An archetypical case is when extrapolated PFS probabilities end up being estimated with larger values than the corresponding OS probabilities, implicitly implying that a negative proportion of the cohort is occupying the progressed state. For this reason, Jackson et al. (2025) caution modellers and suggest care is needed in using PSMs uncritically.

9.4 Conclusions

This chapter has presented a detailed description of how multi-state (Markov) models are used in HTA applications. We have concentrated on two typical examples – the first one using a combination of data directly on the relevant transitions across a set of finite and mutually exclusive states, used to describe the “natural history of a disease” of interest. This structure naturally lends to a Bayesian modelling, which is particularly helpful to combine different sources of information into a principled framework to assess fully the underlying uncertainty in the model inputs and the associated one onto the economic outputs.

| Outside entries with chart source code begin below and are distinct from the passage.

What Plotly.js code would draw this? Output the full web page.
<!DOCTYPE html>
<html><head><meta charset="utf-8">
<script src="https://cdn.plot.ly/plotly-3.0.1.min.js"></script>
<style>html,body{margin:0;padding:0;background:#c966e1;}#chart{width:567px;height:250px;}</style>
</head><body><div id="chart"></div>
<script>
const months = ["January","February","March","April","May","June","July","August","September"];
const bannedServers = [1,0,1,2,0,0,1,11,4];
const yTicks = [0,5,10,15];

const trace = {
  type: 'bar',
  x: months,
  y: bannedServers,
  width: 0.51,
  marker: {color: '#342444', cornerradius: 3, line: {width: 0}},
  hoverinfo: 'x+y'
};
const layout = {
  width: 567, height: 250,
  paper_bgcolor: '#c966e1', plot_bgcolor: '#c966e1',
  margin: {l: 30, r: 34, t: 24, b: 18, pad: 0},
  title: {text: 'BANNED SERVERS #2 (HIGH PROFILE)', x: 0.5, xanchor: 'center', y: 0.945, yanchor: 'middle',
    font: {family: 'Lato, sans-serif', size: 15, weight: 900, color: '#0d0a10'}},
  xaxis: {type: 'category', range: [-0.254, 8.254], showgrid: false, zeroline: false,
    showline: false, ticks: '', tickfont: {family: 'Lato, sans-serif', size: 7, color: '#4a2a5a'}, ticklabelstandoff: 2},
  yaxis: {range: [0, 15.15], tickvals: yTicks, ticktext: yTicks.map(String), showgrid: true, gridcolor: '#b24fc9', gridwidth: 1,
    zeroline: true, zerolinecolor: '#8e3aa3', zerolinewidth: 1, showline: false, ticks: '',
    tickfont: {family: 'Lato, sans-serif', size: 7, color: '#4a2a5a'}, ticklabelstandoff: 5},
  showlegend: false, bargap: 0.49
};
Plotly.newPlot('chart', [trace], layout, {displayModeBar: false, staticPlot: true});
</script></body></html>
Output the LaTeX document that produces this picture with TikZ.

We have also linked up the use of MMs with survival modelling, in what is often termed a “three-state cancer Markov model”. This is a special case of Markov model, in which transitions are informed by suitable survival models – we have showed the case where individual-level data are available to reconstruct the full event history and the one where we need to resort to simplifying assumptions (that often are harder to meet, in practice), which allow to get a Markov model-like structure, using partition survival modelling.

In the next part of the book, we will concentrate on more advanced problems and modelling frameworks, starting from methods to deal with missing data and then the increasingly important and popular topic of population adjustment and the analysis of the value of information.